*Aim*:
Pictures stay out of the copy; restate everything else in the material exactly.

*Material*:
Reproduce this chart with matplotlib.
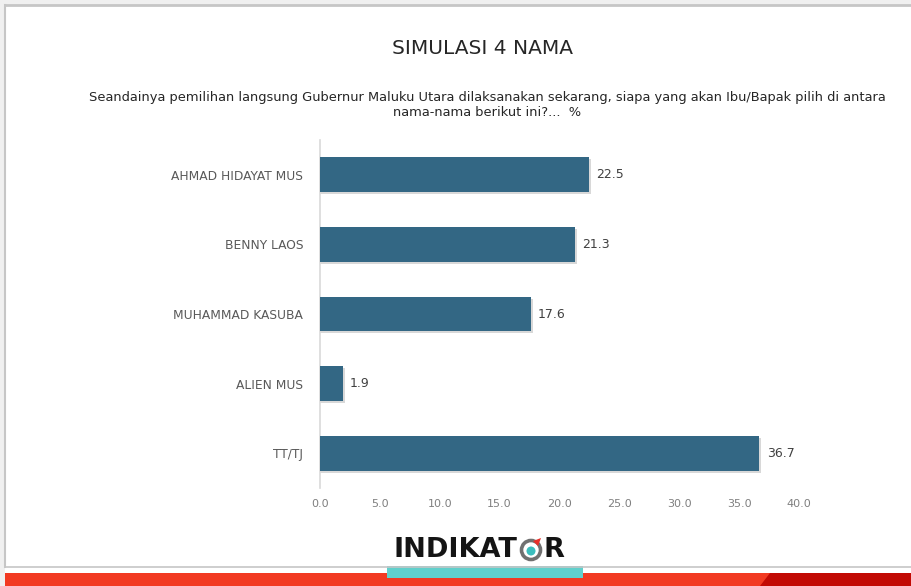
import matplotlib
matplotlib.use("Agg")
import matplotlib.pyplot as plt
from matplotlib.patches import Rectangle, Circle, Polygon

# data
names = ["AHMAD HIDAYAT MUS", "BENNY LAOS", "MUHAMMAD KASUBA", "ALIEN MUS", "TT/TJ"]
values = [22.5, 21.3, 17.6, 1.9, 36.7]
xticks = [0, 5, 10, 15, 20, 25, 30, 35, 40]

title = "SIMULASI 4 NAMA"
subtitle = ("Seandainya pemilihan langsung Gubernur Maluku Utara dilaksanakan sekarang, siapa yang akan Ibu/Bapak pilih di antara\n"
            "nama-nama berikut ini?...  %")

W, H = 911, 586
fig = plt.figure(figsize=(W / 100, H / 100), dpi=100)
fig.patch.set_facecolor("white")

# background / frame layer in pixel coords
bg = fig.add_axes([0, 0, 1, 1], zorder=0)
bg.set_xlim(0, W)
bg.set_ylim(H, 0)
bg.axis("off")
bg.add_patch(Rectangle((0, 0), W, 5, color="#f0f0f0", lw=0))
bg.add_patch(Rectangle((0, 0), 5, H, color="#f0f0f0", lw=0))
bg.plot([5, W], [5, 5], color="#c6c6c6", lw=2)
bg.plot([5, 5], [5, 567], color="#c6c6c6", lw=1.5)
bg.plot([5, W], [567, 567], color="#c6c6c6", lw=1.2)
# bottom strip
bg.add_patch(Rectangle((5, 573), W, 14, color="#f23a22", lw=0))
bg.add_patch(Polygon([(770, 573), (W, 573), (W, H), (760, H)], color="#c20a04", lw=0))
bg.add_patch(Rectangle((387, 566), 196, 12, color="#60d0cc", lw=0))

# logo
bg.text(393, 550, "INDIKAT", fontsize=19.5, fontweight="bold", color="#141414",
        ha="left", va="center", family="DejaVu Sans")
bg.add_patch(Circle((531, 550), 9.5, fill=False, ec="#707070", lw=2.6))
bg.add_patch(Circle((531, 551), 4.5, color="#3cbdbd", lw=0))
bg.add_patch(Polygon([(533, 541), (541, 538), (538, 546)], color="#e8302a", lw=0))
bg.text(543, 550, "R", fontsize=19.5, fontweight="bold", color="#141414",
        ha="left", va="center", family="DejaVu Sans")

# titles
fig.text(483 / W, 1 - 48 / H, title, ha="center", va="center", fontsize=14.5, color="#262626")
fig.text(487 / W, 1 - 105 / H, subtitle, ha="center", va="center", fontsize=9.35,
         color="#262626", linespacing=1.3)

# chart
ax = fig.add_axes([320 / W, 1 - 488 / H, 479 / W, 348 / H], zorder=1)
ax.set_facecolor("none")
ypos = list(range(len(names)))
bars = ax.barh(ypos, values, height=0.5, color="#336784", zorder=3)
# faint shadow under bars
ax.barh([y + 0.03 for y in ypos], [v + 0.15 for v in values], height=0.5,
        color="#bfbfbf", zorder=2, alpha=0.6)
for y, v in zip(ypos, values):
    ax.text(v + 0.6, y, f"{v:.1f}", va="center", ha="left", fontsize=9, color="#404040")

ax.set_xlim(0, 40)
ax.set_ylim(len(names) - 0.5, -0.5)
ax.set_yticks(ypos)
ax.set_yticklabels(names, fontsize=8.8, color="#595959")
ax.set_xticks(xticks)
ax.set_xticklabels([f"{t:.1f}" for t in xticks], fontsize=8, color="#7f7f7f")
ax.tick_params(axis="both", length=0)
ax.tick_params(axis="y", pad=12)
ax.tick_params(axis="x", pad=8)
for s in ["top", "right", "bottom"]:
    ax.spines[s].set_visible(False)
ax.spines["left"].set_color("#d9d9d9")
ax.spines["left"].set_linewidth(1.2)

fig.savefig("out.png", dpi=100)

*Task result*:
Reproduce this chart with matplotlib.
import matplotlib
matplotlib.use("Agg")
import matplotlib.pyplot as plt
from matplotlib.patches import Rectangle, Circle, Polygon

# data
names = ["AHMAD HIDAYAT MUS", "BENNY LAOS", "MUHAMMAD KASUBA", "ALIEN MUS", "TT/TJ"]
values = [22.5, 21.3, 17.6, 1.9, 36.7]
xticks = [0, 5, 10, 15, 20, 25, 30, 35, 40]

title = "SIMULASI 4 NAMA"
subtitle = ("Seandainya pemilihan langsung Gubernur Maluku Utara dilaksanakan sekarang, siapa yang akan Ibu/Bapak pilih di antara\n"
            "nama-nama berikut ini?...  %")

W, H = 911, 586
fig = plt.figure(figsize=(W / 100, H / 100), dpi=100)
fig.patch.set_facecolor("white")

# background / frame layer in pixel coords
bg = fig.add_axes([0, 0, 1, 1], zorder=0)
bg.set_xlim(0, W)
bg.set_ylim(H, 0)
bg.axis("off")
bg.add_patch(Rectangle((0, 0), W, 5, color="#f0f0f0", lw=0))
bg.add_patch(Rectangle((0, 0), 5, H, color="#f0f0f0", lw=0))
bg.plot([5, W], [5, 5], color="#c6c6c6", lw=2)
bg.plot([5, 5], [5, 567], color="#c6c6c6", lw=1.5)
bg.plot([5, W], [567, 567], color="#c6c6c6", lw=1.2)
# bottom strip
bg.add_patch(Rectangle((5, 573), W, 14, color="#f23a22", lw=0))
bg.add_patch(Polygon([(770, 573), (W, 573), (W, H), (760, H)], color="#c20a04", lw=0))
bg.add_patch(Rectangle((387, 566), 196, 12, color="#60d0cc", lw=0))

# logo
bg.text(393, 550, "INDIKAT", fontsize=19.5, fontweight="bold", color="#141414",
        ha="left", va="center", family="DejaVu Sans")
bg.add_patch(Circle((531, 550), 9.5, fill=False, ec="#707070", lw=2.6))
bg.add_patch(Circle((531, 551), 4.5, color="#3cbdbd", lw=0))
bg.add_patch(Polygon([(533, 541), (541, 538), (538, 546)], color="#e8302a", lw=0))
bg.text(543, 550, "R", fontsize=19.5, fontweight="bold", color="#141414",
        ha="left", va="center", family="DejaVu Sans")

# titles
fig.text(483 / W, 1 - 48 / H, title, ha="center", va="center", fontsize=14.5, color="#262626")
fig.text(487 / W, 1 - 105 / H, subtitle, ha="center", va="center", fontsize=9.35,
         color="#262626", linespacing=1.3)

# chart
ax = fig.add_axes([320 / W, 1 - 488 / H, 479 / W, 348 / H], zorder=1)
ax.set_facecolor("none")
ypos = list(range(len(names)))
bars = ax.barh(ypos, values, height=0.5, color="#336784", zorder=3)
# faint shadow under bars
ax.barh([y + 0.03 for y in ypos], [v + 0.15 for v in values], height=0.5,
        color="#bfbfbf", zorder=2, alpha=0.6)
for y, v in zip(ypos, values):
    ax.text(v + 0.6, y, f"{v:.1f}", va="center", ha="left", fontsize=9, color="#404040")

ax.set_xlim(0, 40)
ax.set_ylim(len(names) - 0.5, -0.5)
ax.set_yticks(ypos)
ax.set_yticklabels(names, fontsize=8.8, color="#595959")
ax.set_xticks(xticks)
ax.set_xticklabels([f"{t:.1f}" for t in xticks], fontsize=8, color="#7f7f7f")
ax.tick_params(axis="both", length=0)
ax.tick_params(axis="y", pad=12)
ax.tick_params(axis="x", pad=8)
for s in ["top", "right", "bottom"]:
    ax.spines[s].set_visible(False)
ax.spines["left"].set_color("#d9d9d9")
ax.spines["left"].set_linewidth(1.2)

fig.savefig("out.png", dpi=100)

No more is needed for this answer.